Workforce development programs — funded through public-private partnerships — appear to bridge the skills gap by helping companies to scale and expanding opportunities for less skilled workers, according to recent research published by the National Bureau of Economic Research.
After training, organizations had longer employment growth and down-skilling in job posts, as compared to a matched control group, the researchers found. They looked at 18 states with grant subsidies for training.
“The evidence we present suggests these grants resolve a skills gap which previously prevented firms from operating at optimal scale,” the researchers wrote. “The fact that labor inputs change post grant receipt means that these grants are not purely crowding out private sector funds.”
Typically, the researchers wrote, these workforce development programs operate with explicit goals of upskilling the state’s workforce, especially in transferable skills that could apply across employers. In practice, the grants are more likely to be used in competitive labor markets, particularly based on the concentration of hiring firms or market tightness.

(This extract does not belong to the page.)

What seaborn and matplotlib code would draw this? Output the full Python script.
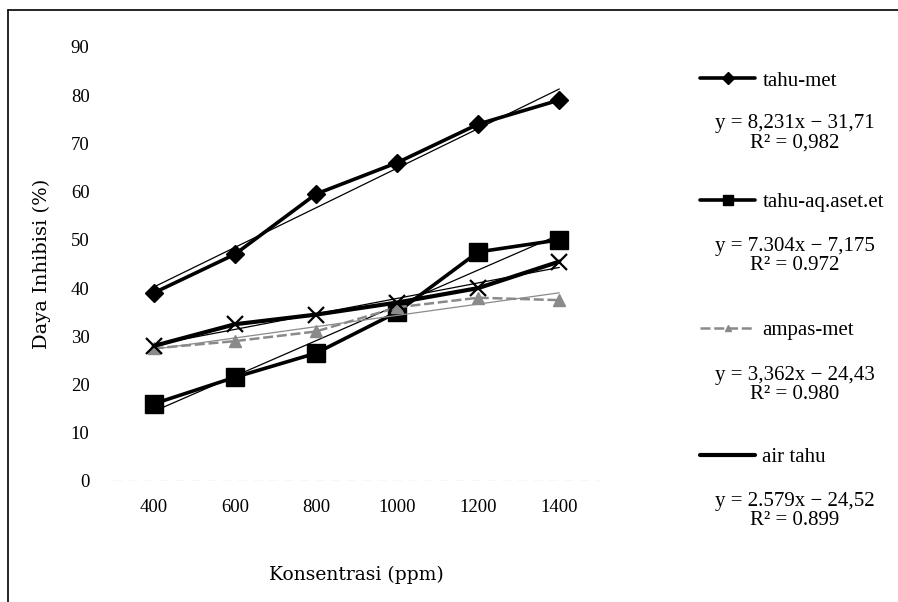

In addition, the grants seem to be disproportionately allocated to larger and higher-paying firms and labor markets, as well as companies seeking to hire more skilled workers, the researchers found. Grants aren’t typically used to even out prospects across neighboring markets or target emerging markets, they wrote.

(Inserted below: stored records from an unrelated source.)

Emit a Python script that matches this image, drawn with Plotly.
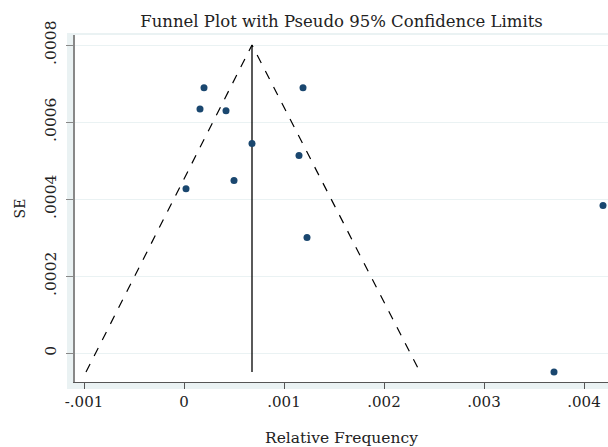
import plotly.graph_objects as go

# Study points (relative frequency, SE)
freq = [0.00020, 0.00016, 0.00042, 0.00068, 0.00050, 0.00002, 0.00119, 0.00115, 0.00123, 0.00419, 0.00370]
se = [0.000689, 0.000634, 0.000629, 0.000544, 0.000448, 0.000427, 0.000689, 0.000513, 0.000300, 0.000383, -0.0000492]

# Pseudo 95% confidence limits (funnel) and pooled estimate line
funnel_x = [-0.00098, 0.00068, 0.00236]
funnel_y = [-0.0000492, 0.00080, -0.0000492]
pooled_x = [0.00068, 0.00068]
pooled_y = [0.00080, -0.0000492]

x_ticks = [-0.001, 0, 0.001, 0.002, 0.003, 0.004]
x_labels = ["-.001", "0", ".001", ".002", ".003", ".004"]
y_ticks = [0, 0.0002, 0.0004, 0.0006, 0.0008]
y_labels = ["0", ".0002", ".0004", ".0006", ".0008"]

FONT = "DejaVu Serif"
BAND = "#eaf2f3"
TXT = "#222222"

fig = go.Figure()
fig.add_trace(go.Scatter(x=funnel_x, y=funnel_y, mode="lines",
                         line=dict(color="black", width=1.2, dash="dash"),
                         hoverinfo="skip", showlegend=False))
fig.add_trace(go.Scatter(x=pooled_x, y=pooled_y, mode="lines",
                         line=dict(color="black", width=1.3),
                         hoverinfo="skip", showlegend=False))
fig.add_trace(go.Scatter(x=freq, y=se, mode="markers",
                         marker=dict(color="#1a476f", size=7),
                         showlegend=False))

W, H = 608, 447
L, R, T, B = 75, 0, 35, 65
pw, ph = W - L - R, H - T - B

def px2paper_x(px):
    return (px - L) / pw

def py2paper_y(py):
    return (H - B - py) / ph

shapes = [
    dict(type="rect", xref="paper", yref="paper",
         x0=px2paper_x(67), x1=0, y0=py2paper_y(389), y1=py2paper_y(33),
         fillcolor=BAND, line=dict(width=0), layer="below"),
    dict(type="rect", xref="paper", yref="paper",
         x0=px2paper_x(67), x1=1, y0=py2paper_y(389), y1=0,
         fillcolor=BAND, line=dict(width=0), layer="below"),
    dict(type="rect", xref="paper", yref="paper",
         x0=px2paper_x(67), x1=1, y0=1, y1=py2paper_y(33),
         fillcolor=BAND, line=dict(width=0), layer="below"),
]

fig.update_layout(
    width=W, height=H,
    margin=dict(l=L, r=R, t=T, b=B, autoexpand=False),
    paper_bgcolor="white", plot_bgcolor="white",
    font=dict(family=FONT, color=TXT),
    shapes=shapes,
    title=dict(text="Funnel Plot with Pseudo 95% Confidence Limits",
               x=(L + pw / 2) / W, xanchor="center", y=1 - 21 / H, yanchor="middle",
               font=dict(family=FONT, size=16.5, color=TXT)),
    xaxis=dict(range=[-0.00109, 0.00424], tickvals=x_ticks, ticktext=x_labels,
               automargin=False,
               showgrid=False, zeroline=False, showline=True, linecolor="#555555", linewidth=1.2,
               ticks="outside", ticklen=6, tickcolor="#555555",
               tickfont=dict(family=FONT, size=15, color=TXT),
               title=dict(text="Relative Frequency", standoff=22,
                          font=dict(family=FONT, size=15.5, color=TXT))),
    yaxis=dict(range=[-0.0000751, 0.000826], tickvals=y_ticks, ticktext=y_labels,
               automargin=False,
               showgrid=True, gridcolor=BAND, gridwidth=1, zeroline=False,
               showline=True, linecolor="#888888", linewidth=1.5,
               ticks="outside", ticklen=7, tickcolor="#888888", tickangle=-90,
               ticklabelstandoff=4,
               tickfont=dict(family=FONT, size=15.5, color=TXT),
               title=dict(text="SE", standoff=13,
                          font=dict(family=FONT, size=14, color=TXT))),
)

fig.write_html("out.html", config={"displayModeBar": False},
               post_script="document.body.style.margin='0';")
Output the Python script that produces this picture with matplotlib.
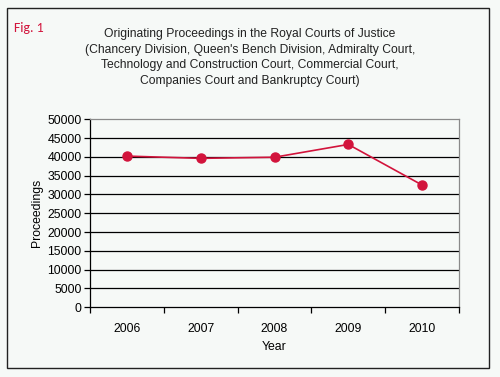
import matplotlib
matplotlib.use("Agg")
import matplotlib.pyplot as plt
from matplotlib.patches import Rectangle
from matplotlib.ticker import FixedLocator, NullFormatter

years = ["2006", "2007", "2008", "2009", "2010"]
proceedings = [40200, 39600, 39900, 43300, 32500]
y_ticks = [0, 5000, 10000, 15000, 20000, 25000, 30000, 35000, 40000, 45000, 50000]

title = ("Originating Proceedings in the Royal Courts of Justice\n"
         "(Chancery Division, Queen's Bench Division, Admiralty Court,\n"
         "Technology and Construction Court, Commercial Court,\n"
         "Companies Court and Bankruptcy Court)")

plt.rcParams["font.family"] = ["Liberation Sans", "DejaVu Sans"]
bg = "#f6f9f7"
red = "#d2143c"

fig = plt.figure(figsize=(5, 3.77), dpi=100, facecolor=bg)
fig.patches.append(Rectangle((0.014, 0.024), 0.964, 0.955, transform=fig.transFigure,
                             fill=False, edgecolor="#222222", linewidth=1.0))

ax = fig.add_axes([0.18, 0.185, 0.738, 0.4987])
ax.set_facecolor(bg)

x = list(range(len(years)))
ax.plot(x, proceedings, color=red, linewidth=1.2, marker="o", markersize=6.5,
        markeredgecolor=red, zorder=3)

ax.set_xlim(-0.5, len(years) - 0.5)
ax.set_ylim(0, 50000)
ax.set_yticks(y_ticks)
ax.set_yticklabels([str(v) for v in y_ticks], fontsize=8.8)
for v in y_ticks[1:-1]:
    ax.axhline(v, color="black", linewidth=0.9, zorder=1)

ax.set_xticks(x)
ax.set_xticklabels(years, fontsize=8.8)
ax.tick_params(axis="x", which="major", length=0, pad=11)
ax.xaxis.set_minor_locator(FixedLocator([i - 0.5 for i in range(len(years) + 1)]))
ax.xaxis.set_minor_formatter(NullFormatter())
ax.tick_params(axis="x", which="minor", length=4, width=0.9, direction="out")
ax.tick_params(axis="y", length=4, width=0.9, pad=2)

for side in ["left", "bottom"]:
    ax.spines[side].set_color("black")
    ax.spines[side].set_linewidth(0.9)
for side in ["top", "right"]:
    ax.spines[side].set_color("#8a8a8a")
    ax.spines[side].set_linewidth(0.9)

ax.set_xlabel("Year", fontsize=8.8, labelpad=5)
ax.set_ylabel("Proceedings", fontsize=8.8, labelpad=3)

fig.text(0.5, 0.925, title, ha="center", va="top", fontsize=8.7, linespacing=1.4,
         color="#222222")
fig.text(0.028, 0.925, "Fig. 1", ha="left", va="center", fontsize=10, color=red,
         family=["Carlito", "Liberation Sans", "DejaVu Sans"])

fig.savefig("out.png", dpi=100, facecolor=bg)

After receiving a training grant, companies tended to experience higher employment levels and reduce education and work experience requirements, the researchers found. Grants appeared to help companies shift to a long-term higher growth trajectory, potentially resolving specific skill shortages that blocked growth or training investments, they wrote.

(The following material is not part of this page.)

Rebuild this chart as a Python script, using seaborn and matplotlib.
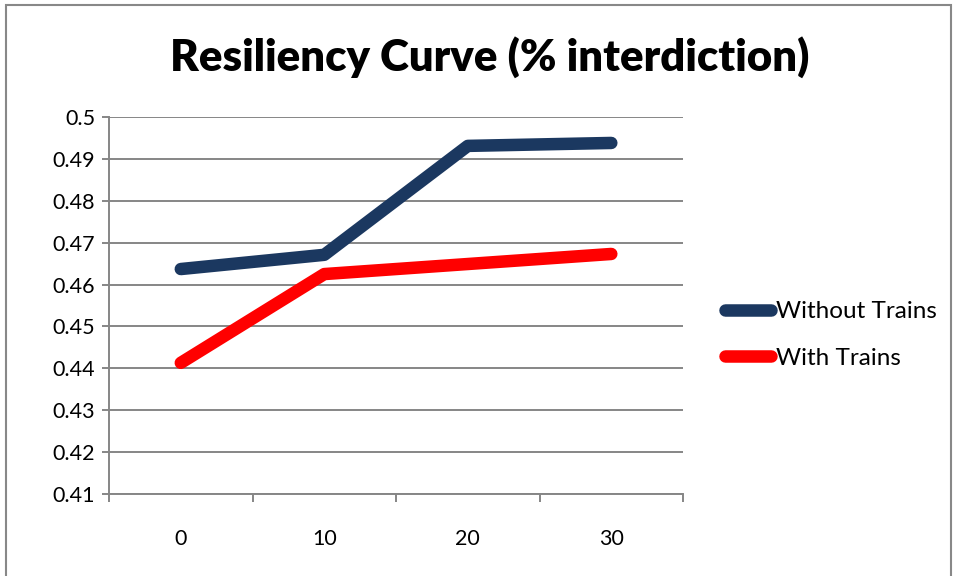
import matplotlib
matplotlib.use("Agg")
import matplotlib.pyplot as plt
from matplotlib.patches import Rectangle
import seaborn as sns
import pandas as pd

# Interdiction levels (%) and resiliency per scenario
categories = ["0", "10", "20", "30"]
without_trains = [0.4637, 0.4671, 0.4931, 0.4938]
with_trains = [0.4413, 0.4625, 0.4649, 0.4673]
series_names = ["Without Trains", "With Trains"]
y_ticks = [0.41, 0.42, 0.43, 0.44, 0.45, 0.46, 0.47, 0.48, 0.49, 0.5]

df = pd.DataFrame({
    "pos": list(range(len(categories))) * 2,
    "value": without_trains + with_trains,
    "series": [series_names[0]] * len(categories) + [series_names[1]] * len(categories),
})

sns.set_theme(style="white")
plt.rcParams["font.family"] = ["Lato", "DejaVu Sans"]
plt.rcParams["text.color"] = "black"
plt.rcParams["xtick.color"] = "black"
plt.rcParams["ytick.color"] = "black"

fig = plt.figure(figsize=(9.54, 5.76), dpi=100)
ax = fig.add_axes([0.1143, 0.1424, 0.6017, 0.6545])

grid_color = "#868686"
palette = {series_names[0]: "#1B3860", series_names[1]: "#FF0000"}

sns.lineplot(data=df, x="pos", y="value", hue="series", hue_order=series_names,
             palette=palette, linewidth=9, sort=False, ax=ax, legend=False,
             solid_capstyle="round", solid_joinstyle="round", zorder=3)

ax.set_xlim(-0.5, len(categories) - 0.5)
ax.set_ylim(0.41, 0.5)
ax.set_yticks(y_ticks)
ax.set_yticklabels([f"{v:g}" for v in y_ticks])
ax.set_xticks(range(len(categories)))
ax.set_xticklabels(categories)
ax.set_xticks([i - 0.5 for i in range(len(categories) + 1)], minor=True)
ax.set_xlabel("")
ax.set_ylabel("")

ax.yaxis.grid(True, color=grid_color, linewidth=1.4)
ax.set_axisbelow(True)
for side in ["top", "right"]:
    ax.spines[side].set_visible(False)
for side in ["left", "bottom"]:
    ax.spines[side].set_color(grid_color)
    ax.spines[side].set_linewidth(1.4)

ax.tick_params(axis="y", which="major", direction="out", length=5, width=1.4,
               color=grid_color, labelsize=15.5, labelcolor="black", pad=5, left=True)
ax.tick_params(axis="x", which="major", length=0, labelsize=15.5, labelcolor="black", pad=25)
ax.tick_params(axis="x", which="minor", direction="out", length=6, width=1.4,
               color=grid_color, bottom=True)

fig.text(0.513, 0.901, "Resiliency Curve (% interdiction)", ha="center", va="center",
         fontsize=31.5, fontweight="heavy", color="black")

handles = ax.get_lines()[:2]
fig.legend(handles, series_names, loc="center left", bbox_to_anchor=(0.760, 0.418),
           frameon=False, fontsize=17.5, handlelength=1.9, handletextpad=0.2,
           labelspacing=1.05, borderaxespad=0, borderpad=0)

fig.patches.append(Rectangle((0.006, -0.02), 0.991, 1.011, transform=fig.transFigure,
                             fill=False, edgecolor="#888888", linewidth=1.5))

fig.savefig("out.png", dpi=100)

Notably, most organizations’ training plans targeted professional skills, such as leadership and process management, which opened up recruitment for lower skilled roles post-training. This could mean that firms needed managerial skills to accomplish institutional change, and once achieved, they could focus on productivity growth through low-wage expansion, the researchers wrote.
Beyond that, training focused on production-related skills, particularly pivoting employees to work with automation technology. In these cases, training likely helped with worker retention or avoided layoffs, the researchers wrote.